I have tried to avoid reading the books before I see the movies so I can’t really say how closely this follows the book, which the studio has ultimately decided to split into two movies ostensibly at author J.K. Rowling’s request but, I suspect, also as a way of wringing out twice the revenue from the same book which will be the final installment in the series. Along the way it has become the most successful film series of all time on a per-film basis (the Bond series has brought more money in overall but has had 22 films to do it in) and more or less a license for Warner Brothers to print money. It’s not hard to see why they’re disappointed that the cash cow is coming to a close.

Part of my issue with the movie is that there is just so much information being crammed into it, and so many characters – nearly everyone from the first six books who haven’t died either in the series or in real life is here. It’s very difficult to keep everybody straight and by the time the two and a half hour movie comes to a close, you feel a very real sense of overload.

And yet there is much going for the movie. Radcliffe, Watson and Grint have become fine actors and have essentially grown up with their roles. Harry is showing the heroism that his character has always threatened to be, while Hermione is not only a charming and beautiful young woman but brilliant and resourceful as well, every bit Harry’s equal. Ron is the most human of the three, filled with doubts and flaws, but yet in his own way more courageous than either of them. The three make a formidable team, three terrific friends who are stronger together than they are separately.

The special effects are jaw-dropping at times, particularly an early broomstick and motorcycle sidecar battle, as well as a wonderful animation that introduces the Deathly Hallows into the film (the animator Ben Hibon has recently been rewarded with a feature film of his own). While a dark and terrifying place, the wizarding world is no less dazzling than it has been all along.

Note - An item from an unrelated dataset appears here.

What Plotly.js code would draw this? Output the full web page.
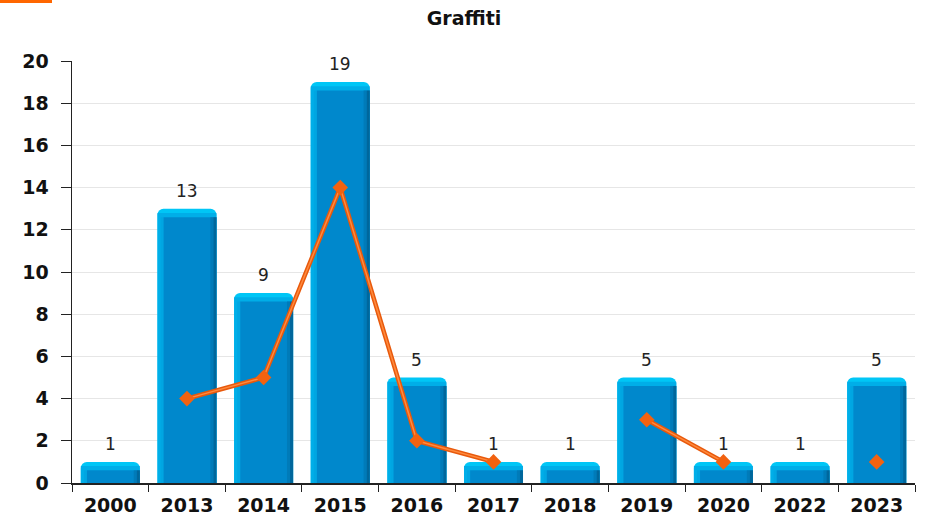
<!DOCTYPE html>
<html>
<head>
<meta charset="utf-8">
<script src="https://cdn.plot.ly/plotly-3.0.1.min.js"></script>
<style>html,body{margin:0;padding:0;background:#fff;}#chart{width:928px;height:517px;}</style>
</head>
<body>
<div id="chart"></div>
<script>
const categories = ["2000","2013","2014","2015","2016","2017","2018","2019","2020","2022","2023"];
const barValues = [1,13,9,19,5,1,1,5,1,1,5];
const lineValues = [null,4,5,14,2,1,null,3,1,null,1];
const yTicks = [0,2,4,6,8,10,12,14,16,18,20];

const W = 0.77, CAP = 0.4;
const bodyH = barValues.map(v => Math.max(v - CAP, 0));
const capMidH = barValues.map(v => Math.max(v - CAP/2, 0));

const traces = [
  { type:'bar', x:categories, y:barValues, width:W, offset:-W/2,
    marker:{color:'#00c6f6', cornerradius:6}, hoverinfo:'skip', showlegend:false },
  { type:'bar', x:categories, y:capMidH, width:W, offset:-W/2,
    marker:{color:'#00aee8'}, hoverinfo:'skip', showlegend:false },
  { type:'bar', x:categories, y:bodyH, width:0.04, offset:-W/2+0.04,
    marker:{color:'#00a6e2'}, hoverinfo:'skip', showlegend:false },
  { type:'bar', x:categories, y:bodyH, width:W-0.08, offset:-W/2+0.08,
    marker:{color:'#0088cc'}, hoverinfo:'skip', showlegend:false },
  { type:'bar', x:categories, y:bodyH, width:0.04, offset:W/2-0.08,
    marker:{color:'#007bb9'}, hoverinfo:'skip', showlegend:false },
  { type:'bar', x:categories, y:bodyH, width:0.04, offset:W/2-0.04,
    marker:{color:'#00679c'}, hoverinfo:'skip', showlegend:false },
  { type:'scatter', mode:'lines', x:categories, y:lineValues, connectgaps:false,
    line:{color:'#e8590c', width:4.5}, hoverinfo:'skip', showlegend:false },
  { type:'scatter', mode:'lines+markers', x:categories, y:lineValues, connectgaps:false,
    line:{color:'#ff8a3d', width:1.5},
    marker:{symbol:'diamond', size:12, color:'#f26210'}, showlegend:false }
];

const annotations = categories.map((c,i) => ({
  x:i, y:barValues[i], xref:'x', yref:'y', text:String(barValues[i]),
  showarrow:false, yanchor:'bottom', yshift:6,
  font:{family:'DejaVu Sans', size:17, color:'#222'}
}));

const layout = {
  width:928, height:517,
  margin:{l:72, r:13, t:61, b:34},
  paper_bgcolor:'#fff', plot_bgcolor:'#fff',
  barmode:'overlay',
  title:{text:'<b>Graffiti</b>', x:0.5, xref:'container', y:1-18/517, yref:'container', yanchor:'middle',
    font:{family:'DejaVu Sans', size:19, color:'#111'}},
  xaxis:{type:'category', range:[-0.5, categories.length-0.5], autorange:false,
    tickson:'boundaries', ticks:'outside', ticklen:7, tickcolor:'#222', ticklabelstandoff:5,
    showline:true, linecolor:'#222', linewidth:1.5, showgrid:false, zeroline:false, tickangle:0,
    tickfont:{family:'DejaVu Sans', size:19, color:'#111', weight:'bold'}},
  yaxis:{range:[0,20], autorange:false, tickvals:yTicks, ticks:'outside', ticklen:10, tickcolor:'#222',
    showline:true, linecolor:'#222', linewidth:1.5, showgrid:true, gridcolor:'#e6e6e6',
    zeroline:false, ticklabelstandoff:8,
    tickfont:{family:'DejaVu Sans', size:19, color:'#111', weight:'bold'}},
  annotations:annotations,
  shapes:[{type:'rect', xref:'paper', yref:'paper', x0:-72/843, x1:-20/843, y0:1+58/422, y1:1+61/422,
    fillcolor:'#ff6600', line:{width:0}}]
};

Plotly.newPlot('chart', traces, layout, {displayModeBar:false, staticPlot:true});
</script>
</body>
</html>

One gets the impression that the second film of the two Deathly Hallows movies will be much better in the sense that the resolution that is approaching like a bullet train is going to be something special. Much of that has to do with Rowling, who may sometimes not get her due simply because the books appeal to children. She is simply put one of the best writers of our age, regardless of genre or audience.

This is still a movie worth seeing – it is in many ways the weakest movie in the series simply because it feels so incomplete and yet it is the equal of all of them, but that is a function of the split. It is a movie of putting aside childish things and stepping into a frightening world. It is a movie of accepting responsibility and standing up for what is good and what is right. It is a movie that while on the surface may seem to be about running away and hiding is in reality about acting in the face of overwhelming odds and terrible penalties. Bad things happen to good people in this series – not everyone comes out of the movie alive and many come out badly injured at least. It is a movie about conquering fear, and what better lesson can we give to young people than that?

REASONS TO GO: Simply put, this is marvelous to look at and all the threads of the first six movies are beginning to draw together into a recognizable tapestry.

REASONS TO STAY: Dark, dark, dark – this is not your older brother’s Harry Potter. There is a good deal of information crammed into this movie which will probably all be necessary for the second but it sure does slow the pacing down quite a bit.

FAMILY VALUES: This is dark, dark, dark – the wee ones are going to be plenty scared by the violence, both on-screen and implied. The evil of Voldemort and his Deatheaters becomes much more realized and I would have a serious talk with any younger kid before seeing it to make sure they understand it’s just a movie. If they are prone to nightmares or particularly sensitive, I’d really think twice about taking my kids to see it.

TRIVIAL PURSUIT: After escaping the attack at the wedding, Harry, Hermione and Ron end up in a London diner, where one of the posters on the wall is for the West End production of “Equus” which star Daniel Radcliffe starred in.

HOME OR THEATER: You will see this on the big screen, if you haven’t already.